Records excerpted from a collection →
┄┄┄┄┄┄
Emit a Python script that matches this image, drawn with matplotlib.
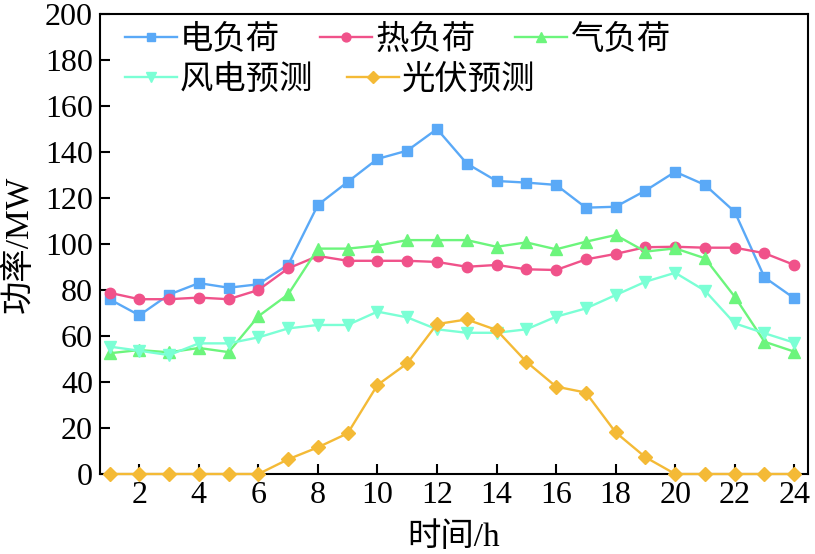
import matplotlib
matplotlib.use("Agg")
import matplotlib.pyplot as plt

plt.rcParams['font.family'] = ['Liberation Serif', 'Noto Sans CJK SC']

hours = list(range(1, 25))
elec = [76, 69, 78, 83, 81, 82.5, 91, 117, 127, 137, 140.6, 150,
        135, 127.4, 126.7, 125.7, 115.8, 116.2, 123.2, 131.4, 125.7, 114, 85.5, 76.4]
heat = [78.8, 76, 76, 76.7, 76, 80, 89.4, 94.8, 92.7, 92.7, 92.7, 92.2,
        90.1, 90.9, 89, 88.7, 93.3, 95.7, 98.6, 98.8, 98.4, 98.4, 96, 90.9]
gas = [52.5, 53.9, 52.9, 54.8, 53, 68.6, 78.1, 98, 98, 99.3, 101.7, 101.7,
       101.7, 98.8, 100.7, 97.7, 101, 103.9, 96.7, 98.1, 93.8, 77.1, 57.5, 53.2]
wind = [55.4, 53.6, 51.7, 56.8, 56.8, 59.4, 63.3, 64.8, 64.8, 70.6, 68.1, 62.9,
        61.4, 61.4, 62.9, 68.4, 72, 77.8, 83.6, 87.5, 79.7, 65.5, 61.2, 57.1]
pv = [0, 0, 0, 0, 0, 0, 6.4, 11.6, 17.7, 38.7, 48.1, 65.2,
      67.2, 62.6, 48.8, 38, 35.4, 18.1, 7.3, 0, 0, 0, 0, 0]

labels = ['电负荷', '热负荷', '气负荷', '风电预测', '光伏预测']
xticks = list(range(2, 25, 2))
yticks = list(range(0, 201, 20))

fig = plt.figure(figsize=(8.15, 5.54), dpi=100)
ax = fig.add_axes([0.1227, 0.1444, 0.8683, 0.8303])

styles = [
    (elec, '#5AA9F7', 's', 7),
    (heat, '#F0528A', 'o', 7.5),
    (gas, '#6CF57C', '^', 8),
    (wind, '#7BFFD5', 'v', 8),
    (pv, '#F4BA36', 'D', 7),
]
handles = []
for (data, c, m, ms), lab in zip(styles, labels):
    h, = ax.plot(hours, data, color=c, marker=m, markersize=ms, linewidth=1.7,
                 label=lab, clip_on=False, zorder=3)
    handles.append(h)

ax.set_xlim(0.68, 24.45)
ax.set_ylim(0, 200)
ax.set_xticks(xticks)
ax.set_yticks(yticks)
ax.tick_params(direction='in', length=7, width=1.5, labelsize=23, top=False, right=False, pad=5)
for s in ax.spines.values():
    s.set_linewidth(1.5)
ax.set_xlabel('时间/h', fontsize=24, labelpad=9)
ax.set_ylabel('功率/MW', fontsize=24)
ax.yaxis.set_label_coords(-0.092, 0.5)

common = dict(frameon=False, fontsize=24, handlelength=1.55, handletextpad=0.1,
              borderpad=0, borderaxespad=0, markerscale=0.85, loc='center left')
leg1 = fig.legend(handles[:3], labels[:3], ncol=3, columnspacing=1.2,
                  bbox_to_anchor=(125 / 815, 1 - 40 / 554), **common)
leg2 = fig.legend(handles[3:], labels[3:], ncol=2, columnspacing=1.0,
                  bbox_to_anchor=(125 / 815, 1 - 80 / 554), **common)

fig.savefig('out.png', dpi=100)
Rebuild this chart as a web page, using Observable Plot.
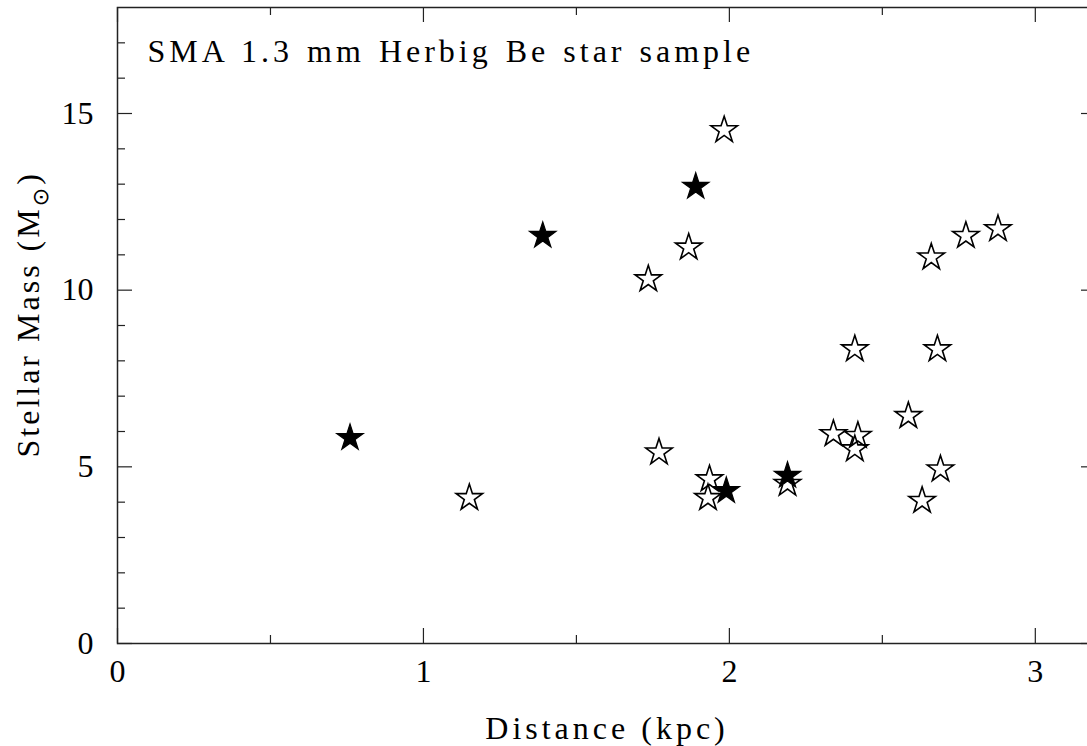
┄┄┄┄┄┄
Work instructions → Write out every entry again word for word, without any of the pictures.

Output below →
Emit a Python script that matches this image, drawn with matplotlib.
import matplotlib
matplotlib.use("Agg")
import matplotlib.pyplot as plt

plt.rcParams['font.family'] = ['Liberation Serif', 'Noto Sans CJK SC']

hours = list(range(1, 25))
elec = [76, 69, 78, 83, 81, 82.5, 91, 117, 127, 137, 140.6, 150,
        135, 127.4, 126.7, 125.7, 115.8, 116.2, 123.2, 131.4, 125.7, 114, 85.5, 76.4]
heat = [78.8, 76, 76, 76.7, 76, 80, 89.4, 94.8, 92.7, 92.7, 92.7, 92.2,
        90.1, 90.9, 89, 88.7, 93.3, 95.7, 98.6, 98.8, 98.4, 98.4, 96, 90.9]
gas = [52.5, 53.9, 52.9, 54.8, 53, 68.6, 78.1, 98, 98, 99.3, 101.7, 101.7,
       101.7, 98.8, 100.7, 97.7, 101, 103.9, 96.7, 98.1, 93.8, 77.1, 57.5, 53.2]
wind = [55.4, 53.6, 51.7, 56.8, 56.8, 59.4, 63.3, 64.8, 64.8, 70.6, 68.1, 62.9,
        61.4, 61.4, 62.9, 68.4, 72, 77.8, 83.6, 87.5, 79.7, 65.5, 61.2, 57.1]
pv = [0, 0, 0, 0, 0, 0, 6.4, 11.6, 17.7, 38.7, 48.1, 65.2,
      67.2, 62.6, 48.8, 38, 35.4, 18.1, 7.3, 0, 0, 0, 0, 0]

labels = ['电负荷', '热负荷', '气负荷', '风电预测', '光伏预测']
xticks = list(range(2, 25, 2))
yticks = list(range(0, 201, 20))

fig = plt.figure(figsize=(8.15, 5.54), dpi=100)
ax = fig.add_axes([0.1227, 0.1444, 0.8683, 0.8303])

styles = [
    (elec, '#5AA9F7', 's', 7),
    (heat, '#F0528A', 'o', 7.5),
    (gas, '#6CF57C', '^', 8),
    (wind, '#7BFFD5', 'v', 8),
    (pv, '#F4BA36', 'D', 7),
]
handles = []
for (data, c, m, ms), lab in zip(styles, labels):
    h, = ax.plot(hours, data, color=c, marker=m, markersize=ms, linewidth=1.7,
                 label=lab, clip_on=False, zorder=3)
    handles.append(h)

ax.set_xlim(0.68, 24.45)
ax.set_ylim(0, 200)
ax.set_xticks(xticks)
ax.set_yticks(yticks)
ax.tick_params(direction='in', length=7, width=1.5, labelsize=23, top=False, right=False, pad=5)
for s in ax.spines.values():
    s.set_linewidth(1.5)
ax.set_xlabel('时间/h', fontsize=24, labelpad=9)
ax.set_ylabel('功率/MW', fontsize=24)
ax.yaxis.set_label_coords(-0.092, 0.5)

common = dict(frameon=False, fontsize=24, handlelength=1.55, handletextpad=0.1,
              borderpad=0, borderaxespad=0, markerscale=0.85, loc='center left')
leg1 = fig.legend(handles[:3], labels[:3], ncol=3, columnspacing=1.2,
                  bbox_to_anchor=(125 / 815, 1 - 40 / 554), **common)
leg2 = fig.legend(handles[3:], labels[3:], ncol=2, columnspacing=1.0,
                  bbox_to_anchor=(125 / 815, 1 - 80 / 554), **common)

fig.savefig('out.png', dpi=100)
Rebuild this chart as a web page, using Observable Plot.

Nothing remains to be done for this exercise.